Your instructions: Print the listing from its top line through the line containing "rotation, t &lt; 0</text>", nothing more, and leave out the pictures.

Data excerpt:
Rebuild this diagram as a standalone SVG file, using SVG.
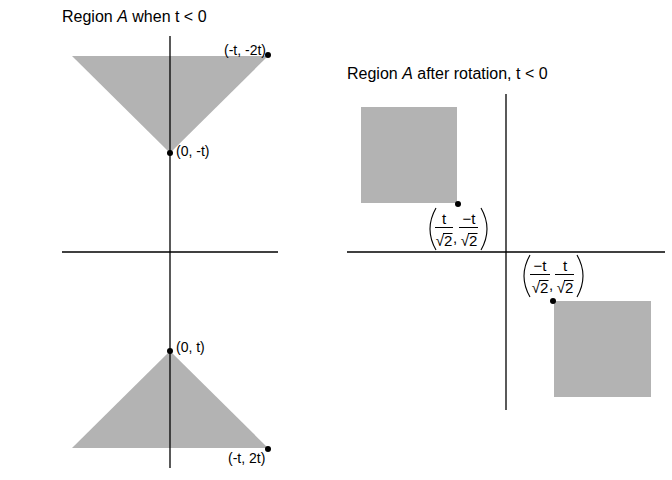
<svg xmlns="http://www.w3.org/2000/svg" width="672" height="480" viewBox="0 0 672 480">
<style>
.axis{stroke:#000;stroke-width:1.3;fill:none}
.reg{fill:#b3b3b3;stroke:none}
.dot{fill:#000}
.title{font-family:"Liberation Sans",Arial,sans-serif;font-size:16px;fill:#000}
.lbl{font-family:"Liberation Sans",Arial,sans-serif;font-size:14px;fill:#000}
.frac{font-family:"Liberation Sans",Arial,sans-serif;font-size:15px;fill:#000}
.bar{stroke:#000;stroke-width:1;fill:none}
.paren{stroke:#000;stroke-width:1.1;fill:none}
</style>
<rect width="672" height="480" fill="#fff"/>
<text class="title" x="62" y="22">Region <tspan font-style="italic">A</tspan> when t &lt; 0</text>
<text class="title" x="347" y="79">Region <tspan font-style="italic">A</tspan> after rotation, t &lt; 0</text>

<g id="regionTopLeft"><polygon class="reg" points="72,56 268,56 170,153"/></g>
<g id="regionBottomLeft"><polygon class="reg" points="170,351 72,448 268,448"/></g>
<g id="squareTop"><rect class="reg" x="361" y="107" width="96" height="96"/></g>
<g id="squareBottom"><rect class="reg" x="554" y="301" width="97" height="96"/></g>

<g id="axes">
<line class="axis" x1="62" y1="252" x2="278" y2="252"/>
<line class="axis" x1="170" y1="36" x2="170" y2="468"/>
<line class="axis" x1="347" y1="252" x2="665" y2="252"/>
<line class="axis" x1="506" y1="94" x2="506" y2="410"/>
</g>

<g id="points">
<circle class="dot" cx="268" cy="55" r="3"/>
<circle class="dot" cx="170" cy="153" r="3"/>
<circle class="dot" cx="170" cy="351" r="3"/>
<circle class="dot" cx="268" cy="449" r="3"/>
<circle class="dot" cx="458" cy="204" r="3"/>
<circle class="dot" cx="553" cy="301" r="3"/>
</g>

<g id="labels">
<text class="lbl" x="224" y="55">(-t, -2t)</text>
<text class="lbl" x="176" y="156">(0, -t)</text>
<text class="lbl" x="176" y="352">(0, t)</text>
<text class="lbl" x="228" y="463">(-t, 2t)</text>
</g>

<g id="frac1">
<path class="paren" d="M436,208 Q424,229 436,250"/>
<text class="frac" x="444" y="224" text-anchor="middle">t</text>
<line class="bar" x1="435" y1="227.5" x2="453" y2="227.5"/>
<text class="frac" x="444" y="246" text-anchor="middle">√2</text>
<line class="bar" x1="443" y1="233.5" x2="452.5" y2="233.5"/>
<text class="frac" x="453" y="243">,</text>
<text class="frac" x="469" y="224" text-anchor="middle">−t</text>
<line class="bar" x1="459" y1="227.5" x2="478" y2="227.5"/>
<text class="frac" x="469" y="246" text-anchor="middle">√2</text>
<line class="bar" x1="468" y1="233.5" x2="477.5" y2="233.5"/>
<path class="paren" d="M481,208 Q493,229 481,250"/>
</g>

<g id="frac2">
<path class="paren" d="M530,255 Q518,276 530,297"/>
<text class="frac" x="540" y="271" text-anchor="middle">−t</text>
<line class="bar" x1="530" y1="274.5" x2="550" y2="274.5"/>
<text class="frac" x="540" y="293" text-anchor="middle">√2</text>
<line class="bar" x1="539" y1="280.5" x2="548.5" y2="280.5"/>
<text class="frac" x="549" y="290">,</text>
<text class="frac" x="565" y="271" text-anchor="middle">t</text>
<line class="bar" x1="555" y1="274.5" x2="574" y2="274.5"/>
<text class="frac" x="565" y="293" text-anchor="middle">√2</text>
<line class="bar" x1="564" y1="280.5" x2="573.5" y2="280.5"/>
<path class="paren" d="M577,255 Q589,276 577,297"/>
</g>
</svg>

Answer to this problem:
Rebuild this diagram as a standalone SVG file, using SVG.
<svg xmlns="http://www.w3.org/2000/svg" width="672" height="480" viewBox="0 0 672 480">
<style>
.axis{stroke:#000;stroke-width:1.3;fill:none}
.reg{fill:#b3b3b3;stroke:none}
.dot{fill:#000}
.title{font-family:"Liberation Sans",Arial,sans-serif;font-size:16px;fill:#000}
.lbl{font-family:"Liberation Sans",Arial,sans-serif;font-size:14px;fill:#000}
.frac{font-family:"Liberation Sans",Arial,sans-serif;font-size:15px;fill:#000}
.bar{stroke:#000;stroke-width:1;fill:none}
.paren{stroke:#000;stroke-width:1.1;fill:none}
</style>
<rect width="672" height="480" fill="#fff"/>
<text class="title" x="62" y="22">Region <tspan font-style="italic">A</tspan> when t &lt; 0</text>
<text class="title" x="347" y="79">Region <tspan font-style="italic">A</tspan> after rotation, t &lt; 0</text>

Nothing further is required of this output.